5. ‘Interstella 5555: The 5tory of the 5ecret 5tar 5ystem’ (2003)

Not a song but the band’s feature-length anime film/companion to its “Discovery” album, under the tutelage of legendary animation studio Toei and director Kazuhisa Takenouchi.

6. ‘Robot Rock’ (2005)

The tougher edges, rock attitude and crushing dynamics of “Robot Rock” set the tone for manager Pedro Winter’s Ed Banger Records that would bring French club music into a new and genuinely thrilling era. The “Human After All” album came out to mixed reviews, but the lead singles have stood up as catalog staples for its live sets, which is where the band took its concept to entirely new heights.

7. ‘Harder, Better, Faster, Stronger’ (2007)
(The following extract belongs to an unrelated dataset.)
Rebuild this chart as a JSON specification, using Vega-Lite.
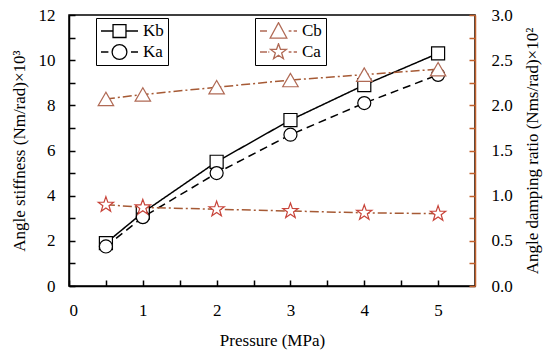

The live version off of its beloved, towering post-Coachella tour album “Alive” was released as a single and makes a strong case as its definitive take. Kanye West later used the song as the centerpiece sample of his own smash, “Stronger.”

8. ‘Tron: Legacy’ (2010)

The two dozen cuts the band produced from the rebooted sci-fi milestone might not get much club play today, but it shows the level of rigor and musicianship the band was capable of away from dancefloors.

9. ‘Get Lucky’ (2013)

For most of the non-dance-music world, this track will be their calling card forevermore. Just pure, perfect throwback disco, witty and rousing and generation-spanning. Nile Rodgers on inimitable guitar, Pharrell on the just-reaching-enough vocals — it’s the gold-standard single on their Grammy-dominating “Random Access Memories.”

10. The Weeknd, ‘Starboy’ / ‘I Feel It Coming’ (2016)

The group finally got its Billboard No. 1 as producers and guests on the Weeknd’s single “Starboy.” The pair of tracks won’t top any Daft Punk superfan’s list, but it proved they could step into the background of a pop star’s vision as well as dominate festival fields.